ヴィーナスは売春する
『魔女狩り』『孔雀』『蛇姫様』という異形を描いたこれまでの作品群とは異なる、『奇麗』というアルバムタイトルを目にした時から胸がざわついた。女王蜂は楽曲、パフォーマンス、メンバーのルックス、個性すべてにおいて「特別」なバンドだ。が、特別であるというのは時に孤独である。「だってあの人たちは特別だから」という膜をはり、人は彼女たちの痛みや感情を自分たちのそれとは違うものとして認識する。共感ではなく、自分たちよりも高い位置に存在する崇拝の対象——女王蜂もそんな視線は承知のうえで、血を流すほどに突き詰めた表現をしながらも、その血が青いかのような、菩薩のような修羅のようなそんな表情を見せてきたように思う。けれど今作では高みから降り、驚くほど赤裸々に人の心を剥き出しにしている。4年前から既に決めていたというアルバムテーマは「恋愛」。誰しもが通るこの普遍的テーマを前に、アヴちゃんのことば選びの才は冴え渡り、揺れも悲しみも諦めも朝日の色の涙の粒すらくっきりと想起させるほど。そうして彼女の歌を通して自分自身の恋愛をオーバーラップさせられた私たちは気付けば終わった恋の痛みに涙をこぼしているのだ。ショッキングな出来事を綴った「折り鶴」のような楽曲もあるが、恋愛の終焉に向かう心象風景をかくも美しく雅に描いたことばたちにこそ、アヴちゃんの底の知れない才能を感じる。そして、それらのことばをのせたアヴちゃんのヴォーカルにも大きな変化がある。ひとりで幾人もの声を使い分け、幾重ものコーラスを重ねることで、男性目線と女性目線が混在する歌詞に性すらも超えた共感を生み出すマジックはアヴちゃんにしかできえなかったことだろう。(個人的に「売春」のコーラスは、恋に散りゆかんとする女性を必死に男性が支えている絵が浮かんで、そのどちらもがアヴちゃんの声だというのに泣けてしまう)
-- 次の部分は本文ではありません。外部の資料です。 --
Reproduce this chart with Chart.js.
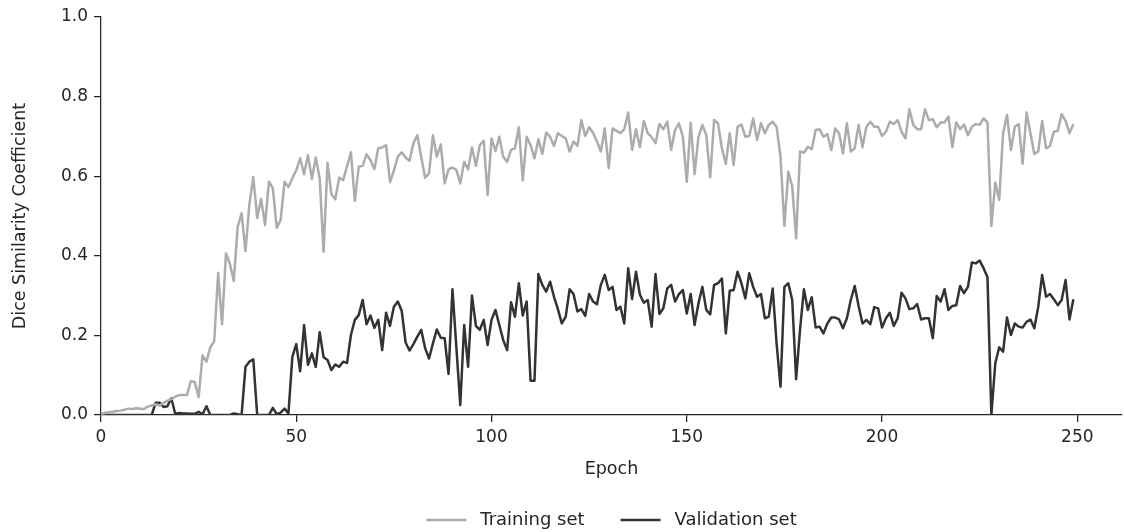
<!DOCTYPE html>
<html>
<head>
<meta charset="utf-8">
<script src="https://cdn.jsdelivr.net/npm/chart.js@4"></script>
<style>
  html, body { margin: 0; padding: 0; background: #fff; }
</style>
</head>
<body>
<canvas id="diceChart" width="1124" height="532"></canvas>
<script>
// epochs 0..249
const epochs = Array.from({ length: 250 }, (_, i) => i);

const trainingDice = [
  0.003, 0.005, 0.007, 0.008, 0.010, 0.011, 0.013, 0.016, 0.015, 0.017,
  0.016, 0.015, 0.021, 0.024, 0.027, 0.024, 0.030, 0.036, 0.040, 0.046,
  0.050, 0.050, 0.050, 0.085, 0.083, 0.045, 0.150, 0.134, 0.170, 0.186,
  0.357, 0.228, 0.406, 0.380, 0.337, 0.473, 0.507, 0.412, 0.530, 0.598,
  0.495, 0.543, 0.477, 0.586, 0.570, 0.470, 0.490, 0.586, 0.573, 0.595,
  0.615, 0.645, 0.605, 0.653, 0.593, 0.647, 0.594, 0.410, 0.634, 0.555,
  0.542, 0.597, 0.590, 0.625, 0.660, 0.538, 0.624, 0.626, 0.655, 0.640,
  0.618, 0.670, 0.672, 0.678, 0.585, 0.614, 0.649, 0.660, 0.647, 0.639,
  0.683, 0.703, 0.649, 0.596, 0.607, 0.703, 0.649, 0.680, 0.582, 0.617,
  0.622, 0.616, 0.582, 0.636, 0.617, 0.672, 0.626, 0.678, 0.689, 0.553,
  0.695, 0.663, 0.699, 0.649, 0.636, 0.666, 0.670, 0.723, 0.589, 0.699,
  0.678, 0.645, 0.693, 0.656, 0.710, 0.699, 0.676, 0.708, 0.701, 0.695,
  0.662, 0.687, 0.676, 0.741, 0.701, 0.723, 0.709, 0.687, 0.662, 0.720,
  0.620, 0.720, 0.714, 0.708, 0.718, 0.760, 0.666, 0.718, 0.673, 0.739,
  0.708, 0.699, 0.683, 0.731, 0.718, 0.737, 0.666, 0.716, 0.733, 0.699,
  0.586, 0.734, 0.605, 0.699, 0.729, 0.703, 0.597, 0.741, 0.733, 0.670,
  0.631, 0.708, 0.628, 0.724, 0.730, 0.699, 0.701, 0.745, 0.691, 0.733,
  0.708, 0.729, 0.737, 0.724, 0.649, 0.475, 0.611, 0.574, 0.444, 0.662,
  0.659, 0.674, 0.668, 0.716, 0.718, 0.699, 0.706, 0.666, 0.720, 0.708,
  0.657, 0.733, 0.662, 0.670, 0.729, 0.673, 0.724, 0.737, 0.724, 0.724,
  0.701, 0.712, 0.737, 0.731, 0.741, 0.712, 0.695, 0.768, 0.729, 0.718,
  0.718, 0.768, 0.741, 0.743, 0.723, 0.735, 0.735, 0.750, 0.673, 0.735,
  0.718, 0.730, 0.703, 0.724, 0.731, 0.729, 0.745, 0.735, 0.475, 0.584,
  0.540, 0.708, 0.754, 0.666, 0.724, 0.731, 0.631, 0.760, 0.708, 0.656,
  0.662, 0.739, 0.670, 0.676, 0.712, 0.714, 0.756, 0.739, 0.708, 0.731
];

const validationDice = [
  0.000, 0.000, 0.000, 0.000, 0.000, 0.000, 0.000, 0.000, 0.000, 0.000,
  0.000, 0.000, 0.000, 0.000, 0.031, 0.031, 0.020, 0.022, 0.042, 0.003,
  0.005, 0.004, 0.004, 0.003, 0.003, 0.008, 0.002, 0.022, 0.000, 0.000,
  0.000, 0.000, 0.000, 0.000, 0.004, 0.002, 0.000, 0.121, 0.134, 0.140,
  0.000, 0.000, 0.000, 0.000, 0.018, 0.002, 0.006, 0.016, 0.004, 0.146,
  0.178, 0.110, 0.226, 0.126, 0.155, 0.121, 0.208, 0.145, 0.138, 0.113,
  0.127, 0.121, 0.134, 0.131, 0.201, 0.239, 0.251, 0.289, 0.228, 0.250,
  0.219, 0.239, 0.163, 0.257, 0.224, 0.272, 0.285, 0.262, 0.182, 0.162,
  0.178, 0.197, 0.214, 0.168, 0.142, 0.180, 0.215, 0.194, 0.193, 0.103,
  0.316, 0.170, 0.025, 0.226, 0.121, 0.300, 0.224, 0.214, 0.239, 0.176,
  0.239, 0.264, 0.226, 0.188, 0.163, 0.283, 0.247, 0.331, 0.250, 0.285,
  0.086, 0.086, 0.354, 0.327, 0.310, 0.335, 0.297, 0.266, 0.230, 0.247,
  0.316, 0.304, 0.260, 0.266, 0.249, 0.304, 0.285, 0.278, 0.327, 0.352,
  0.314, 0.322, 0.264, 0.272, 0.230, 0.369, 0.291, 0.360, 0.302, 0.282,
  0.289, 0.222, 0.354, 0.254, 0.268, 0.318, 0.327, 0.285, 0.304, 0.314,
  0.255, 0.304, 0.226, 0.281, 0.322, 0.264, 0.253, 0.327, 0.331, 0.343,
  0.205, 0.312, 0.314, 0.360, 0.331, 0.293, 0.356, 0.322, 0.297, 0.304,
  0.243, 0.247, 0.318, 0.180, 0.071, 0.322, 0.331, 0.289, 0.090, 0.214,
  0.316, 0.264, 0.296, 0.220, 0.222, 0.205, 0.230, 0.245, 0.245, 0.240,
  0.218, 0.243, 0.289, 0.324, 0.274, 0.230, 0.239, 0.228, 0.271, 0.268,
  0.220, 0.243, 0.257, 0.224, 0.243, 0.307, 0.293, 0.266, 0.268, 0.279,
  0.240, 0.243, 0.243, 0.193, 0.299, 0.285, 0.316, 0.264, 0.274, 0.276,
  0.324, 0.306, 0.322, 0.383, 0.381, 0.388, 0.369, 0.346, 0.000, 0.130,
  0.170, 0.159, 0.245, 0.201, 0.230, 0.222, 0.220, 0.234, 0.240, 0.218,
  0.272, 0.352, 0.297, 0.304, 0.291, 0.276, 0.289, 0.339, 0.240, 0.291
];

const xTicks = [0, 50, 100, 150, 200, 250];
const yTicks = [0, 0.2, 0.4, 0.6, 0.8, 1.0];

const ink = '#262626';
const tickFont = { family: 'DejaVu Sans', size: 17 };
const titleFont = { family: 'DejaVu Sans', size: 17.5 };
const legendFont = { family: 'DejaVu Sans', size: 18 };

const series = (label, values, color) => ({
  label: label,
  data: epochs.map((e, i) => ({ x: e, y: values[i] })),
  borderColor: color,
  backgroundColor: color,
  borderWidth: 2.5,
  borderJoinStyle: 'round',
  pointRadius: 0,
  tension: 0
});

// matplotlib-style legend row under the axis title, centred on the plot area
const legendBelow = {
  id: 'legendBelow',
  afterDraw(chart) {
    const { ctx, chartArea } = chart;
    const lineLen = 40, textGap = 14, itemGap = 36;
    const y = chart.height - 12;
    ctx.save();
    ctx.font = legendFont.size + 'px "' + legendFont.family + '"';
    ctx.textBaseline = 'middle';
    const sets = chart.data.datasets;
    const widths = sets.map(d => lineLen + textGap + ctx.measureText(d.label).width);
    const total = widths.reduce((a, b) => a + b, 0) + itemGap * (sets.length - 1);
    let x = (chartArea.left + chartArea.right) / 2 - total / 2;
    sets.forEach((d, i) => {
      ctx.strokeStyle = d.borderColor;
      ctx.lineWidth = d.borderWidth;
      ctx.beginPath();
      ctx.moveTo(x, y);
      ctx.lineTo(x + lineLen, y);
      ctx.stroke();
      ctx.fillStyle = ink;
      ctx.fillText(d.label, x + lineLen + textGap, y);
      x += widths[i] + itemGap;
    });
    ctx.restore();
  }
};

new Chart(document.getElementById('diceChart'), {
  type: 'line',
  data: {
    datasets: [
      series('Training set', trainingDice, '#acacac'),
      series('Validation set', validationDice, '#333333')
    ]
  },
  options: {
    responsive: false,
    animation: false,
    devicePixelRatio: 1,
    layout: { padding: { top: 17, right: 2, left: 0, bottom: 36 } },
    plugins: {
      tooltip: { enabled: false },
      legend: { display: false }
    },
    scales: {
      x: {
        type: 'linear',
        min: 0,
        max: 261.45,
        afterBuildTicks: s => { s.ticks = xTicks.map(v => ({ value: v })); },
        afterFit: s => { s.height = 81; },
        ticks: { color: ink, font: tickFont, padding: 5, maxRotation: 0 },
        grid: { drawOnChartArea: false, tickLength: 7, color: ink, lineWidth: 1.25 },
        border: { color: ink, width: 1.25 },
        title: { display: true, text: 'Epoch', color: ink, font: titleFont, padding: { top: 0, bottom: 16.5 } }
      },
      y: {
        min: 0,
        max: 1,
        afterBuildTicks: s => { s.ticks = yTicks.map(v => ({ value: v })); },
        afterFit: s => { s.width = 101; },
        ticks: { color: ink, font: tickFont, padding: 6, callback: v => v.toFixed(1) },
        grid: { drawOnChartArea: false, tickLength: 7, color: ink, lineWidth: 1.25 },
        border: { color: ink, width: 1.25 },
        title: { display: true, text: 'Dice Similarity Coefficient', color: ink, font: titleFont, padding: { top: 9.5, bottom: 0 } }
      }
    }
  },
  plugins: [legendBelow]
});
</script>
</body>
</html>
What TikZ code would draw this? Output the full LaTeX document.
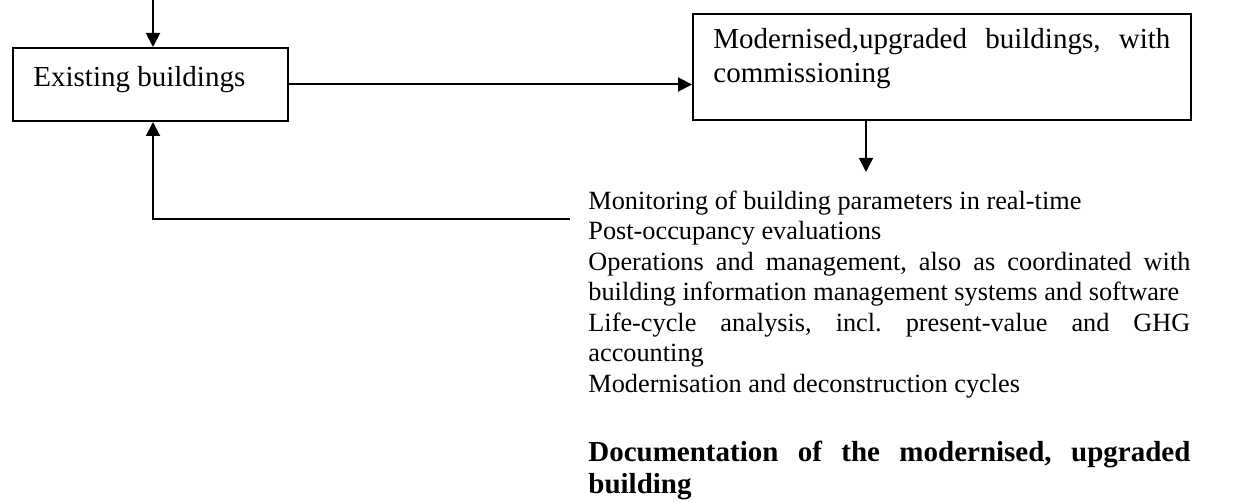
\documentclass[tikz,border=0pt]{standalone}
\usepackage{fontspec}
\setmainfont{Liberation Serif}
\usetikzlibrary{arrows.meta,calc}
\frenchspacing
\tikzset{
  box/.style={draw,line width=1pt,inner sep=0pt,anchor=north west},
  arr/.style={line width=1pt,-{Triangle[length=7pt,width=7pt]}},
  txt/.style={anchor=base west,inner sep=0pt,font=\fontsize{13.15pt}{15pt}\selectfont},
  btxt/.style={anchor=base west,inner sep=0pt,font=\fontsize{14.5pt}{17pt}\selectfont},
  hd/.style={anchor=base west,inner sep=0pt,font=\fontsize{14.5pt}{17pt}\selectfont\bfseries}
}
\newcommand{\jl}[2]{\makebox[#1][s]{#2}}
\begin{document}
\begin{tikzpicture}[x=0.5pt,y=-0.5pt]
\useasboundingbox (0,0) rectangle (1233,502);
% boxes
\node[box,minimum width=137.5pt,minimum height=36.5pt] (b1) at (12,47) {};
\node[box,minimum width=249pt,minimum height=53pt] (b2) at (692,13) {};
\node[btxt] (t1) at (33,87) {Existing buildings};
\node[btxt] (t2a) at (713,49) {\jl{228.5pt}{Modernised,upgraded buildings, with}};
\node[btxt] (t2b) at (713,83) {commissioning};
% block text
\node[txt] (l1) at (588,210) {Monitoring of building parameters in real-time};
\node[txt] (l2) at (588,240) {Post-occupancy evaluations};
\node[txt] (l3) at (588,270.5) {\jl{301pt}{Operations and management, also as coordinated with}};
\node[txt] (l4) at (588,301) {building information management systems and software};
\node[txt] (l5) at (588,331.5) {\jl{301pt}{Life-cycle analysis, incl. present-value and GHG}};
\node[txt] (l6) at (588,362) {accounting};
\node[txt] (l7) at (588,392.5) {Modernisation and deconstruction cycles};
\node[hd] (h1) at (588,462) {\jl{301pt}{Documentation of the modernised, upgraded}};
\node[hd] (h2) at (588,494) {building};
% connectors
\coordinate (top) at (153,0);
\coordinate (fb) at (570,219);
\coordinate (dn) at (866,172);
\draw[arr] (top) -- (top |- b1.north);
\draw[arr] (b1.east) -- (b1.east -| b2.west);
\draw[arr] (dn |- b2.south) -- (dn);
\draw[arr] (fb) -- (fb -| top) -- (top |- b1.south);
\end{tikzpicture}
\end{document}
新加入したギターのひばりくんを筆頭に、バンドサウンドもすばらしい跳躍を見せている。アヴちゃんの頭の中で生まれた音たちはおそらくはキーボードで地上に降りてくるのだが、ギター一本で歌い上げる“髪の毛”はひばりくんの加入が作用した曲だと思う。セオリーというものがないアヴちゃんの作曲方法ならではの不思議な転調が中毒性を生むゴージャスなダンスナンバー“ヴィーナス”、オリエンタルな音色の“一騎打ち”、ラストのストレートなロックサウンドが印象的な“緊急事態”、10曲それぞれが違う色を帯びているのにもかかわらず、それらは全て一聴してすぐに「女王蜂」だとわかる刻印がなされている。前作までの特徴的な轟音が減少してもメロディや音の成り立ちでわかるその刻印は、アヴちゃんの才能はもちろんバンドとしての完成度が高まっている証だ。
最後にタイトルの話に戻ろう。奇妙なほどに美しいという意味を持つ『奇麗』。そこには「ヴィーナス」と「売春」というタイトルの楽曲がある。ヴィーナスの売春——女神は人の世に降り立ち恋愛をした。そして春を売るように、恋愛を音楽に昇華させる。恋も感情も全てを音楽に捧げたアヴちゃん、そして女王蜂に、なんてふさわしいタイトルだろう。